Selain komunitas atau instansi yang bergerak sendiri-sendiri, persoalan regulasi dan habit masyarakat juga menjadi tantangan tersendiri. Belum lagi persoalan politik yang seringkali membelit. Maklum, sebagai Ibukota Negara, Jakarta punya peran prestisius dalam kancah politik.
"Lihat Kawasan Kota Tua, pembenahannya terlihat lambat. Birokrasinya panjang. Lihat saja, Museum Bahari yang terbakar. Sampai sekarang belum dibenahi," ujar seorang pengojek sepeda. Pengojek sepeda yang bertumbuh cukup tambun itu mengeluhkan, makin susahnya cari penumpang. Biasanya, jasa kayuhan sepeda mereka digunakan warga sekitar atau pengunjung Kota Tua. Tapi sekarang, mereka hanya bisa mengandalkan wisatawan yang ingin keliling Kota Tua.
"Kalau orang sekitar dan pengunjung yang sekadar datang ke satu tujuan mereka sudah pakai ojek online. Makanya sudah banyak ojek sepeda yang alih profesi. Makin sedikit ojek sepeda sekarang," ujar pengojek sepeda itu.
Padahal bila ojek sepeda ini diberi fasilitas bisa menjadi daya tarik tersendiri. Wisata Kota Tua dengan sepeda. Apalagi bila pengojeknya diberi kostum yang mencitrakan Jakarta. Sepeda mereka lebih dirawat. Dan mereka punya parkir tersendiri yang lebih tertata, tentu bisa menjadi salah satu ikon Kota Tua. Apalagi mereka dibina untuk sekaligus menjadi pemandu wisata.
Hanya saja, hal itu tidak bisa berdiri sendiri. Pembenahan harus dilakukan secara paralel.

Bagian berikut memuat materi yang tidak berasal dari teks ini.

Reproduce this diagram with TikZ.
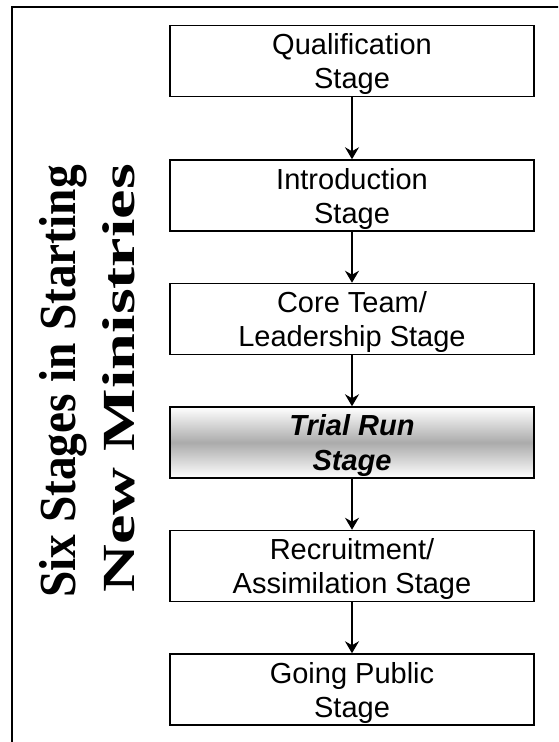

Tempat wisata sejarahnya sendiri juga harus lebih tertata. Aksesnya pun lebih ramah sepeda. Pedagang Kali Lima (PKL) juga diatur. Tidak hanya dipindahkan ke satu lokasi, tapi juga dibantu promosi jualan mereka. Itu artinya PKL itu harus didata dan dikurasi sehingga layak dipamerkan pada wisatawan. Di Thailand, jajanan kaki lima sangat menjadi idola pengunjung.
Jadi, si ojek sepeda bisa mengajak keliling wisatawan mengunjungi tempat-tempat sejarah di Kota Tua yang sudah tertata. Lalu wisatawan itu diajak singgah di pusat jajanan kaki lima. Tentu saja PKL harus menyajikan menu yang layak dan aman dikonsumsi. Tak cuma itu, usaha mikro kecil menengah (UMKM) di Jakarta juga bisa dilibatkan. Edukasi pelaku UMKM untuk membuat produk yang memang khas, unik, dan terjamin keamanannya.
Kumpulkan para pelaku UMKM itu di satu titik sehingga sekalian dijangkau dengan ojek sepeda. Ini layaknya tukang becak di Malioboro, Yogyakarta. Setiap wisatawan datang ditawari naik becak dengan kunjungan antara lain Kraton Ngayogjakarto, lalu ke pusat batik, dan toko oleh-oleh. Nah, mungkin strategi ini bisa diterapkan di Kota Tua. Yang tak boleh ketinggalan adalah fasilitas pendukungnya seperti ATM atau sekadar kamar kecil yang bersih dan nyaman.
Tentu penataan ini tidak mudah, polemik sudah pasti terjadi. Namun apabila pendekatan secara intensif dan figur pemimpin bisa menjadi contoh tentu rakyatnya akan manut.